On Sat, Aug 9, 2008 at 7:36 PM, Michael George <mdgeorge@xxxxxxxxxxxxxx> wrote:
> Knapp wrote:
>
> Easy fix, more than one sprite.
>
>
> I don't see how to generalize this though.  In general the box isn't a box,
> but maybe a collection of four objects making up the walls, that the user
> placed there.  And the objects that they might want to drag into the box
> could be different sizes.  Where do these sprites come from?  What would it
> look like in the following example, for instance?
>
>
> Pixel perfect collision project. If you need more speed, I bet someone
> would C code it for you. I have not tested it out.

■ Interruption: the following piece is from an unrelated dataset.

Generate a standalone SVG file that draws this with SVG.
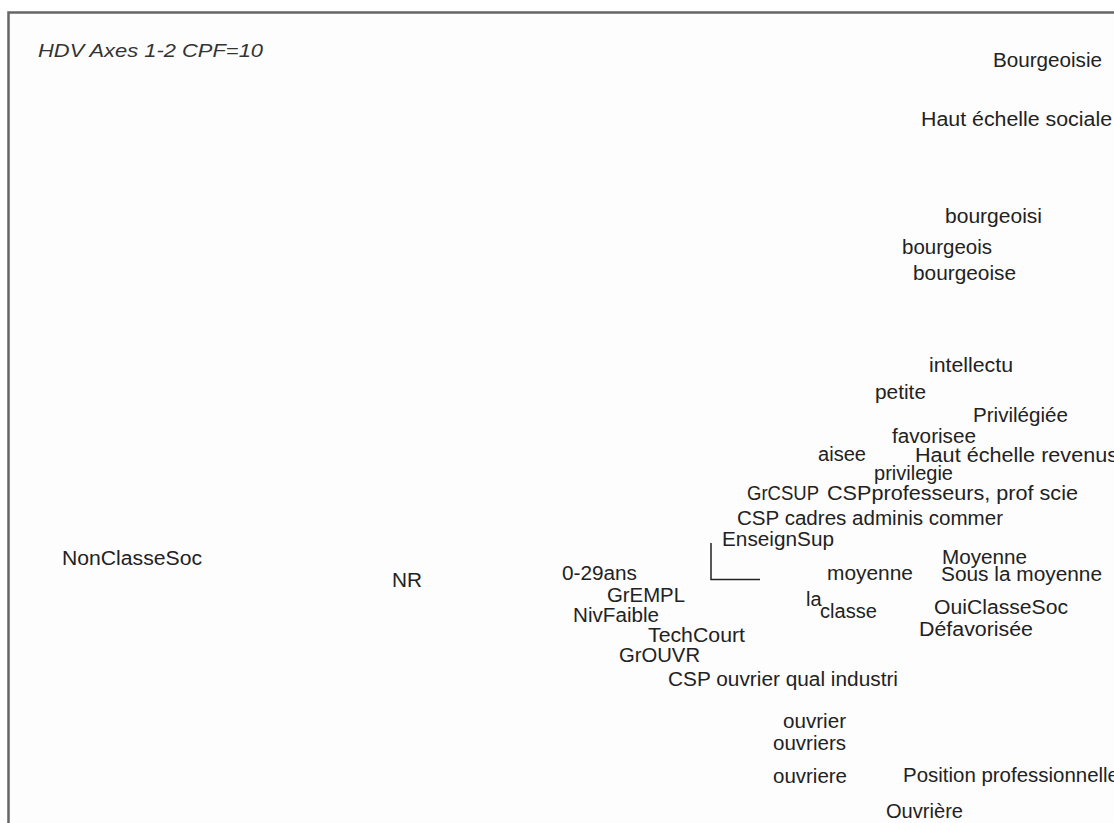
<svg xmlns="http://www.w3.org/2000/svg" width="1114" height="823" viewBox="0 0 1114 823">
<style>
.lbl{font-family:"Liberation Sans",Arial,sans-serif;font-size:20px;fill:#222}
.ttl{font-family:"Liberation Sans",Arial,sans-serif;font-size:19px;font-style:italic;fill:#333}
.ax{stroke:#222;stroke-width:1.5;fill:none}
</style>
<rect x="0" y="0" width="1114" height="823" fill="#ffffff"/>
<rect x="9" y="13" width="1105" height="810" fill="#fdfdfd"/>
<path d="M8.5 823 V12.5 H1114" fill="none" stroke="#666" stroke-width="2.5"/>
<g id="title"><text class="ttl" x="38" y="57" textLength="225" lengthAdjust="spacingAndGlyphs">HDV Axes 1-2 CPF=10</text></g>
<g id="axes">
<path class="ax" d="M711 543 V579.5 H760"/>
</g>
<g id="n-bourgeoisie"><text class="lbl" x="993" y="67" textLength="109" lengthAdjust="spacingAndGlyphs">Bourgeoisie</text></g>
<g id="n-haut-sociale"><text class="lbl" x="921" y="126" textLength="191" lengthAdjust="spacingAndGlyphs">Haut échelle sociale</text></g>
<g id="n-bourgeoisi"><text class="lbl" x="945" y="223" textLength="97" lengthAdjust="spacingAndGlyphs">bourgeoisi</text></g>
<g id="n-bourgeois"><text class="lbl" x="902" y="254" textLength="90" lengthAdjust="spacingAndGlyphs">bourgeois</text></g>
<g id="n-bourgeoise"><text class="lbl" x="913" y="280" textLength="103" lengthAdjust="spacingAndGlyphs">bourgeoise</text></g>
<g id="n-intellectu"><text class="lbl" x="929" y="372" textLength="84" lengthAdjust="spacingAndGlyphs">intellectu</text></g>
<g id="n-petite"><text class="lbl" x="875" y="399" textLength="51" lengthAdjust="spacingAndGlyphs">petite</text></g>
<g id="n-privilegiee"><text class="lbl" x="973" y="422" textLength="95" lengthAdjust="spacingAndGlyphs">Privilégiée</text></g>
<g id="n-favorisee"><text class="lbl" x="892" y="443" textLength="84" lengthAdjust="spacingAndGlyphs">favorisee</text></g>
<g id="n-haut-revenus"><text class="lbl" x="915" y="462" textLength="203" lengthAdjust="spacingAndGlyphs">Haut échelle revenus</text></g>
<g id="n-aisee"><text class="lbl" x="818" y="461" textLength="48" lengthAdjust="spacingAndGlyphs">aisee</text></g>
<g id="n-privilegie"><text class="lbl" x="874" y="480" textLength="79" lengthAdjust="spacingAndGlyphs">privilegie</text></g>
<g id="n-grcsup"><text class="lbl" x="747" y="500" textLength="72" lengthAdjust="spacingAndGlyphs">GrCSUP</text></g>
<g id="n-csp-prof"><text class="lbl" x="827" y="500" textLength="251" lengthAdjust="spacingAndGlyphs">CSPprofesseurs, prof scie</text></g>
<g id="n-csp-cadres"><text class="lbl" x="737" y="525" textLength="266" lengthAdjust="spacingAndGlyphs">CSP cadres adminis commer</text></g>
<g id="n-enseignsup"><text class="lbl" x="722" y="546" textLength="112" lengthAdjust="spacingAndGlyphs">EnseignSup</text></g>
<g id="n-Moyenne"><text class="lbl" x="942" y="564" textLength="85" lengthAdjust="spacingAndGlyphs">Moyenne</text></g>
<g id="n-moyenne"><text class="lbl" x="827" y="580" textLength="86" lengthAdjust="spacingAndGlyphs">moyenne</text></g>
<g id="n-sous-moyenne"><text class="lbl" x="941" y="581" textLength="161" lengthAdjust="spacingAndGlyphs">Sous la moyenne</text></g>
<g id="n-nonclassesoc"><text class="lbl" x="62" y="565" textLength="140" lengthAdjust="spacingAndGlyphs">NonClasseSoc</text></g>
<g id="n-nr"><text class="lbl" x="392" y="587" textLength="30" lengthAdjust="spacingAndGlyphs">NR</text></g>
<g id="n-0-29ans"><text class="lbl" x="562" y="580" textLength="75" lengthAdjust="spacingAndGlyphs">0-29ans</text></g>
<g id="n-grempl"><text class="lbl" x="607" y="602" textLength="78" lengthAdjust="spacingAndGlyphs">GrEMPL</text></g>
<g id="n-nivfaible"><text class="lbl" x="573" y="622" textLength="86" lengthAdjust="spacingAndGlyphs">NivFaible</text></g>
<g id="n-techcourt"><text class="lbl" x="648" y="642" textLength="97" lengthAdjust="spacingAndGlyphs">TechCourt</text></g>
<g id="n-grouvr"><text class="lbl" x="619" y="662" textLength="81" lengthAdjust="spacingAndGlyphs">GrOUVR</text></g>
<g id="n-csp-ouvrier"><text class="lbl" x="668" y="686" textLength="230" lengthAdjust="spacingAndGlyphs">CSP ouvrier qual industri</text></g>
<g id="n-la"><text class="lbl" x="806" y="606">la</text></g>
<g id="n-classe"><text class="lbl" x="820" y="618" textLength="57" lengthAdjust="spacingAndGlyphs">classe</text></g>
<g id="n-ouiclassesoc"><text class="lbl" x="934" y="614" textLength="134" lengthAdjust="spacingAndGlyphs">OuiClasseSoc</text></g>
<g id="n-defavorisee"><text class="lbl" x="919" y="636" textLength="114" lengthAdjust="spacingAndGlyphs">Défavorisée</text></g>
<g id="n-ouvrier"><text class="lbl" x="783" y="728" textLength="63" lengthAdjust="spacingAndGlyphs">ouvrier</text></g>
<g id="n-ouvriers"><text class="lbl" x="773" y="750" textLength="73" lengthAdjust="spacingAndGlyphs">ouvriers</text></g>
<g id="n-ouvriere"><text class="lbl" x="773" y="783" textLength="74" lengthAdjust="spacingAndGlyphs">ouvriere</text></g>
<g id="n-position"><text class="lbl" x="903" y="782" textLength="216" lengthAdjust="spacingAndGlyphs">Position professionnelle</text></g>
<g id="n-ouvriere-cap"><text class="lbl" x="886" y="818" textLength="77" lengthAdjust="spacingAndGlyphs">Ouvrière</text></g>
</svg>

> http://www.pygame.org/projects/9/207/
>
>
>
> I've played with that before.  It's pretty cool.  But the problem isn't
> collision detection, it's response.
>
> Circles is really cool. What does vectors do?
>
>
> Thanks, hopefully it shows you what I'm going for, only with polygons as
> well as circles (and maybe polyarcs).  Vector is just support code for the
> circles stuff.
>
> --Mike


So based on that picture you want to pick up the circle and then drop
in between the other ones? Then check when the drop happens that it is
not touching the others?
If that is right then all you have to do is have them down mouse click
on the object to be moved and while the button is down don't check
anything. When you get an up mouse button then check to make sure the
place is ok (not touching anything else, pixel collision would do
this.). If not the object snaps back to the starting place.

If you want to move it down paths (IE never let it bump anything) then
you look for collision at all times. If there is one you find out with
what, if you care, and undo the previous delta.